Учитывая излюбленные мечты Габсбургов об антитурецкой лиге, Франция поднимала против Испании Турцию, говоря, что Испания только потому потворствует московской торговле англичан, что Англия доставляет русским оружие и артиллерию для борьбы с турецким султаном.
Ни французские, ни испанские проекты решения вопроса о балтийских проливах и ливонской торговле не были приведены в исполнение. А выгоды московской торговли, которыми Дансэ готовился увлечь французское купечество, были хорошо известны последнему: минуя обычных посредников (англичан и голландцев), французские купцы уже в 80-х годах появляются в Коле. Первое русское посольство во Францию было отправлено лишь после смерти Грозного в 1584 г., когда царь Федор в поисках политических союзников извещал своего «люби-тельного брата» о вступлении своем на престол. Ответное посольство Франсуа де Карля получило торговые привилегии для французских купцов. После разрухи Смутного времени русское посольство ездило во Францию в 1615 году. Речь шла тогда о признании династии Романовых. Признание de jure не заставило себя ждать, но первый франко-русский торговый договор был заключен лишь в 1630 году.
Своеобразны и очень сложны были взаимоотношения Москвы и Священной Римской империи.
В своей внешней политике империя имела перед собой три основных задачи, отвлекавшие ее внимание к трем ее границам. С юго-востока грозно нависала турецкая опасность: в 1529 г. турки осаждали Вену. На востоке борьба с Польшей за Пруссию и Венгрию; на севере — с Данией из-за Шлезвига и Голштинии и торговых стеснений в Зунде, на западе столкновения с Францией.
По отношению к Польше, как общему их врагу, Империя и Москва быстро договаривались до тесного союза.
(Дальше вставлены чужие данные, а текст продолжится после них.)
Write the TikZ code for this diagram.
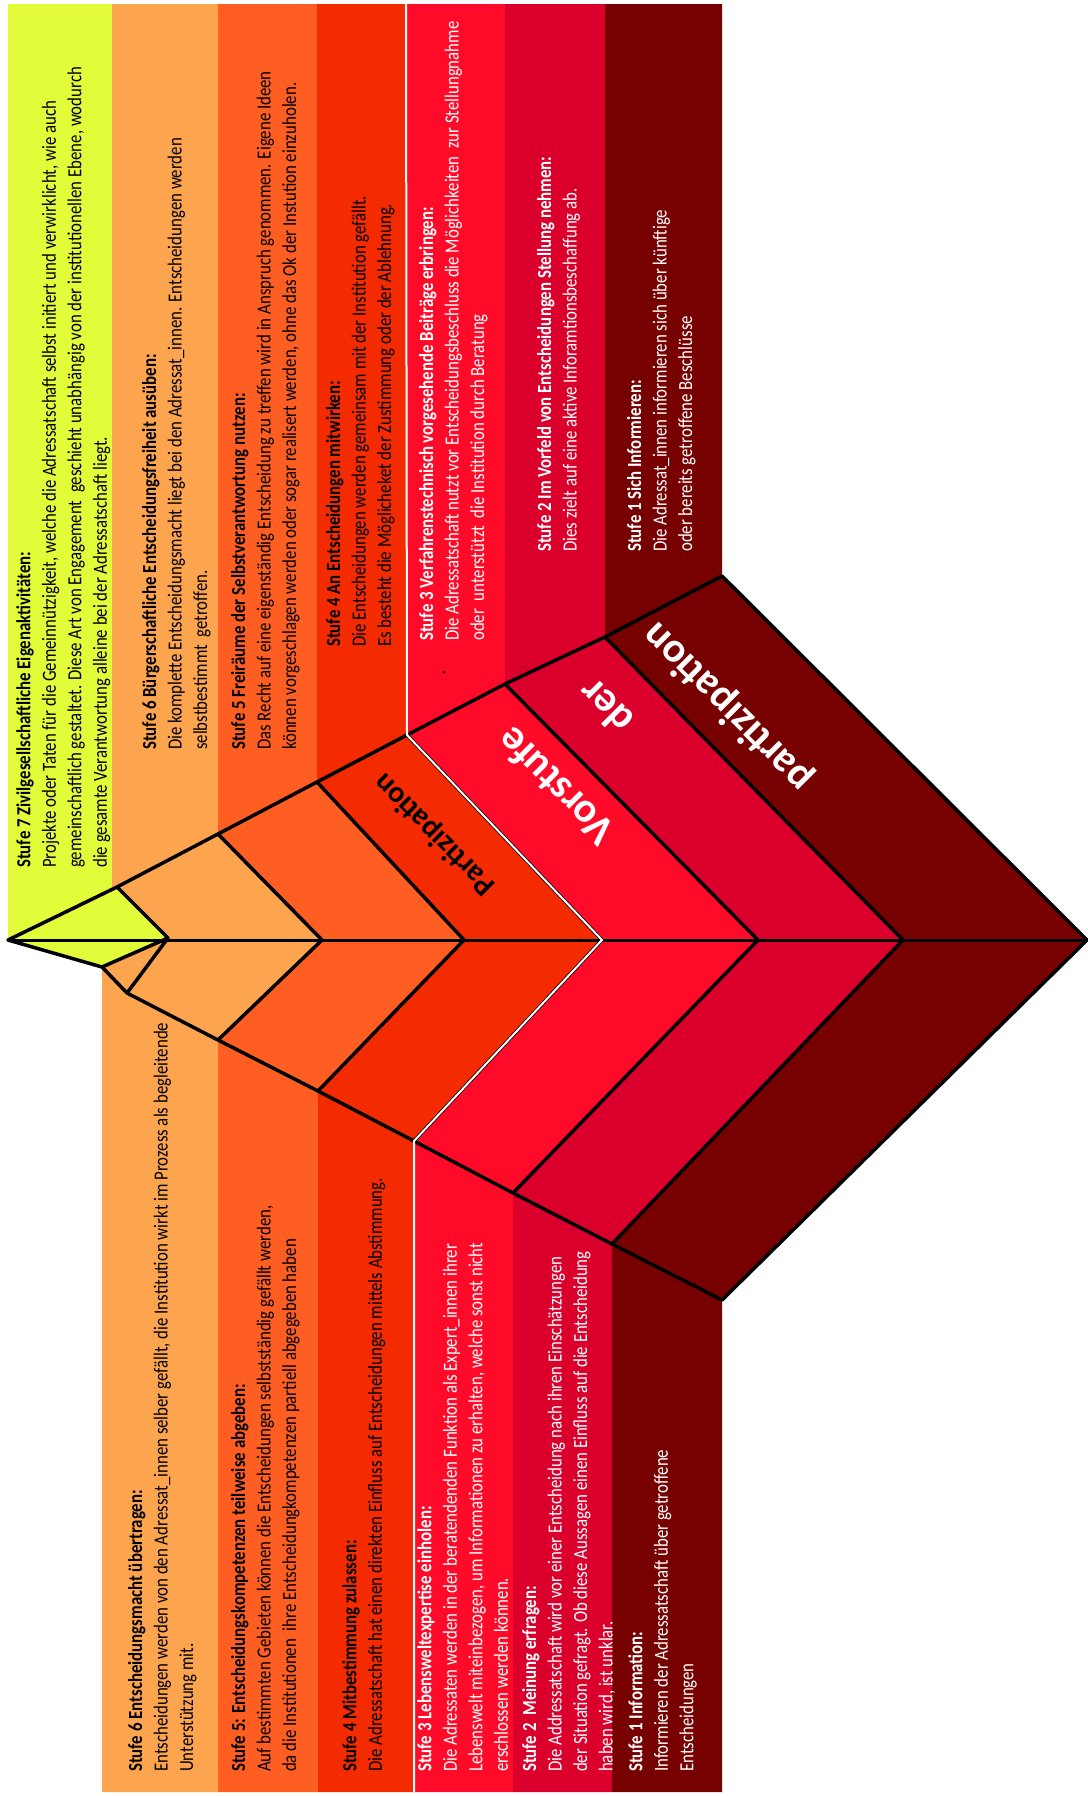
\documentclass[tikz,border=0pt]{standalone}
\usepackage{fontspec}
\setmainfont{Carlito}
\newfontfamily\schmal[FakeStretch=0.84]{Carlito}
\usepackage{tikz}

\definecolor{stufesieben}{HTML}{E3FC3A}
\definecolor{stufesechs}{HTML}{FDA54E}
\definecolor{stufefuenf}{HTML}{FF5E22}
\definecolor{stufevier}{HTML}{F42A00}
\definecolor{stufedrei}{HTML}{FF0A28}
\definecolor{stufezwei}{HTML}{DA002B}
\definecolor{stufeeins}{HTML}{770000}

\tikzset{
  stufe/.style={rotate=90, anchor=north west, inner sep=0pt, align=left,
    font=\schmal\fontsize{20}{25.5}\selectfont},
  band/.style={rotate=135, inner sep=0pt, font=\bfseries\fontsize{42}{42}\selectfont},
  kante/.style={line width=3.5pt, line join=round},
}

\begin{document}
\begin{tikzpicture}[x=1pt, y=-1pt]
        \useasboundingbox (0,0) rectangle (1087,1796);

        % eckpunkte der pfeilspitze
        \coordinate (tip) at (8,940);
        \coordinate (u7) at (117,887);  \coordinate (c7) at (168,938);  \coordinate (l7) at (102,967);
        \coordinate (k7) at (127,993);
        \coordinate (u6) at (218,834);  \coordinate (c6) at (322,940);  \coordinate (l6) at (218,1040);
        \coordinate (u5) at (317,782);  \coordinate (c5) at (464,940);  \coordinate (l5) at (318,1091);
        \coordinate (u4) at (407,735);  \coordinate (c4) at (602,940);  \coordinate (l4) at (414,1141);
        \coordinate (u3) at (505,684);  \coordinate (c3) at (758,940);  \coordinate (l3) at (513,1193);
        \coordinate (u2) at (605,637);  \coordinate (c2) at (903,940);  \coordinate (l2) at (612,1244);
        \coordinate (u1) at (722,576);  \coordinate (c1) at (1087,940); \coordinate (l1) at (722,1300);

        % flaechen, spalte und band in einem
        \fill[stufesieben] (8,4) -- (112,4) -- (112,889) -- (u7) -- (c7) -- (l7) -- (tip) -- cycle;
        \fill[stufesechs] (112,4) -- (218,4) -- (u6) -- (c6) -- (l6) -- (218,1792) -- (102,1792) -- (l7) -- (c7) -- (u7) -- (112,889) -- cycle;
        \fill[stufefuenf] (218,4) -- (317,4) -- (u5) -- (c5) -- (l5) -- (318,1792) -- (218,1792) -- (l6) -- (c6) -- (u6) -- cycle;
        \fill[stufevier] (317,4) -- (407,4) -- (u4) -- (c4) -- (l4) -- (414,1792) -- (318,1792) -- (l5) -- (c5) -- (u5) -- cycle;
        \fill[stufedrei] (407,4) -- (505,4) -- (u3) -- (c3) -- (l3) -- (513,1792) -- (414,1792) -- (l4) -- (c4) -- (u4) -- cycle;
        \fill[stufezwei] (505,4) -- (605,4) -- (u2) -- (c2) -- (l2) -- (612,1792) -- (513,1792) -- (l3) -- (c3) -- (u3) -- cycle;
        \fill[stufeeins] (605,4) -- (722,4) -- (u1) -- (c1) -- (l1) -- (722,1792) -- (612,1792) -- (l2) -- (c2) -- (u2) -- cycle;

        % umriss und mittellinie
        \draw[kante] (tip) -- (u7) -- (u6) -- (u5) -- (u4) -- (u3) -- (u2) -- (u1) -- (c1)
          -- (l1) -- (l2) -- (l3) -- (l4) -- (l5) -- (l6) -- (k7) -- (l7) -- cycle;
        \draw[line width=3pt] (tip) -- (c1);
        \draw[kante] (u7) -- (c7) -- (l7) (c7) -- (k7);
        \foreach \s in {6,5,3,2}
          \draw[kante] (u\s) -- (c\s) -- (l\s);
        \draw[kante] (u4) -- (c4) -- (l4);
        \draw[white, line width=2pt] (406,4) -- (u4) -- (c4) -- (l4) -- (414,1792);
        \fill (444,672) circle (1.5pt);

        \node[band] (vier) at (435,834) {\fontsize{30}{30}\selectfont Partizipation};
        \node[band, text=white] (vorstufe) at (555,787) {Vorstufe};
        \node[band, text=white] (der) at (605,707) {der};
        \node[band, text=white] (partizipation) at (728,707) {partizipation};

        % obere texte
        \node[stufe] (o7) at (16,868) {\textbf{Stufe 7 Zivilgesellschaftliche Eigenaktivitäten:}\\
          Projekte oder Taten für die Gemeinnützigkeit, welche die Adressatschaft selbst initiert und verwirklicht, wie auch\\
          gemeinschaftlich gestaltet. Diese Art von Engagement\ \ geschieht unabhängig von der institutionellen Ebene, wodurch\\
          die gesamte Verantwortung alleine bei der Adressatschaft liegt.};
        \node[stufe] (o6) at (142,750) {\textbf{Stufe 6 Bürgerschaftliche Entscheidungsfreiheit ausüben:}\\
          Die komplette Entscheidungsmacht liegt bei den Adressat\_innen. Entscheidungen werden\\
          selbstbestimmt\ \ getroffen.};
        \node[stufe] (o5) at (231,750) {\textbf{Stufe 5 Freiräume der Selbstverantwortung nutzen:}\\
          Das Recht auf eine eigenständig Entscheidung zu treffen wird in Anspruch genommen. Eigene Ideen\\
          können vorgeschlagen werden oder sogar realisert werden, ohne das Ok der Instution einzuholen.};
        \node[stufe] (o4) at (326,647) {\textbf{Stufe 4 An Entscheidungen mitwirken:}\\
          Die Entscheidungen werden gemeinsam mit der Institution gefällt.\\
          Es besteht die Möglicheket der Zustimmung oder der Ablehnung.};
        \node[stufe, text=white] (o3) at (419,641) {\textbf{Stufe 3 Verfahrenstechnisch vorgesehende Beiträge erbringen:}\\
          Die Adressatschaft nutzt vor Entscheidungsbeschluss die Möglichkeiten\ \ zur Stellungnahme\\
          oder\ \ unterstützt\ \ die Institution durch Beratung};
        \node[stufe, text=white] (o2) at (537,552) {\textbf{Stufe 2 Im Vorfeld von Entscheidungen Stellung nehmen:}\\
          Dies zielt auf eine aktive Inforamtionsbeschaffung ab.};
        \node[stufe, text=white] (o1) at (627,552) {\textbf{Stufe 1 Sich Informieren:}\\
          Die Adressat\_innen informieren sich über künftige\\
          oder bereits getroffene Beschlüsse};

        % untere texte
        \node[stufe] (u6t) at (128,1772) {\textbf{Stufe 6 Entscheidungsmacht übertragen:}\\
          Entscheidungen werden von den Adressat\_innen selber gefällt, die Institution wirkt im Prozess als begleitende\\
          Unterstützung mit.};
        \node[stufe] (u5t) at (231,1772) {\textbf{Stufe 5: Entscheidungskompetenzen teilweise abgeben:}\\
          Auf bestimmten Gebieten können die Entscheidungen selbstständig gefällt werden,\\
          da die Institutionen\ \ ihre Entscheidungkompetenzen partiell abgegeben haben};
        \node[stufe] (u4t) at (342,1772) {\textbf{Stufe 4 Mitbestimmung zulassen:}\\
          Die Adressatschaft hat einen direkten Einfluss auf Entscheidungen mittels Abstimmung.};
        \node[stufe, text=white] (u3t) at (417,1772) {\textbf{Stufe 3 Lebensweltexpertise einholen:}\\
          Die Adressaten werden in der beratendenden Funktion als Expert\_innen ihrer\\
          Lebenswelt miteinbezogen, um Informationen zu erhalten, welche sonst nicht\\
          erschlossen werden können.};
        \node[stufe, text=white] (u2t) at (522,1772) {\textbf{Stufe 2\ \ Meinung erfragen:}\\
          Die Addressatschaft wird vor einer Entscheidung nach ihren Einschätzungen\\
          der Situation gefragt. Ob diese Aussagen einen Einfluss auf die Entscheidung\\
          haben wird, ist unklar.};
        \node[stufe, text=white] (u1t) at (628,1772) {\textbf{Stufe 1 Information:}\\
          Informieren der Adressatschaft über getroffene\\
          Entscheidungen};
      \end{tikzpicture}
\end{document}
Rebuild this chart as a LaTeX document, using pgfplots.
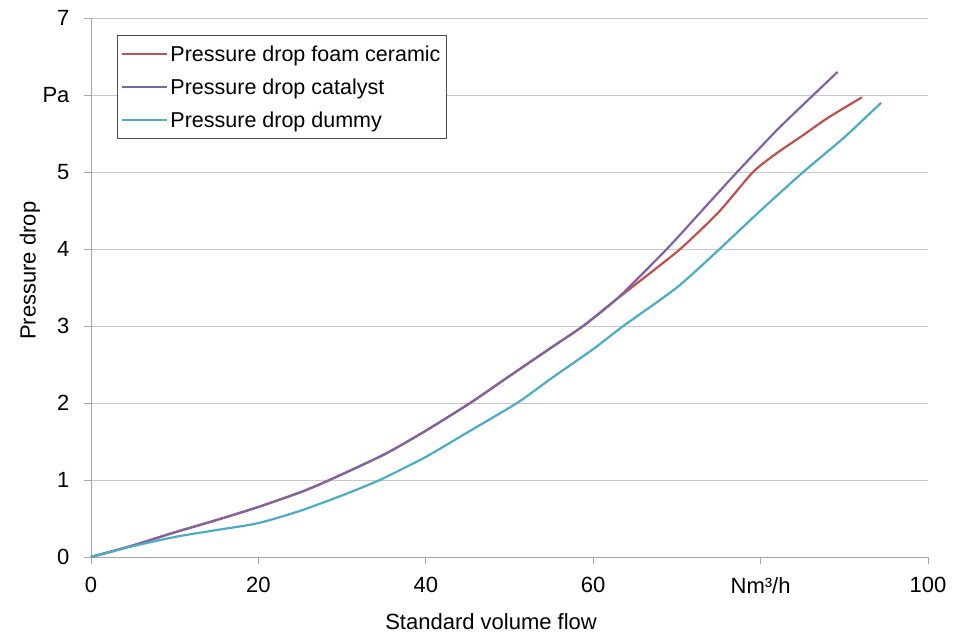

Так было в 1490 — 91 гг., когда союз был заключен Иваном III и Максимилианом I; так было в 1514 г., когда его возобновил Василий III. Сложнее был вопрос о борьбе с Турцией. Еще на рейхстаге 1530 г. после осады Вены турками говорилось о необходимости заручиться помощью «московита». Мысль о русско-имперском союзе живет и в русских боярских, и в имперских кругах. Русский боярин кн. Андрей Михайлович Курбский, отъехавший от московского царя в 1564 г., развивает перед имп. Максимилианом II в 1569 — 70 гг. проект имперско-русско-персидского союза, направленного против Турции. В увлечении этой идеей империя рисует перед царем Иваном заманчивые перспективы покорения «турка» и присоединения Константинополя к Москве (посольство Яна Кобенцля 1575 — 76 гг.).
Царь Иван охотно откликается на эти предложения, иногда сам о них вспоминает (1573 и 1580 гг.). Но ничего, кроме довольно примитивной дипломатической хитрости, в этих проектах московского царя не имеется. С такой же готовностью он излагает турецкому султану контрпроекты русско-турецкого союза и антиевропейской лиги. Этой прозрачной дипломатической игрой царь Иван пытался обеспечить себя в борьбе за Ливонию.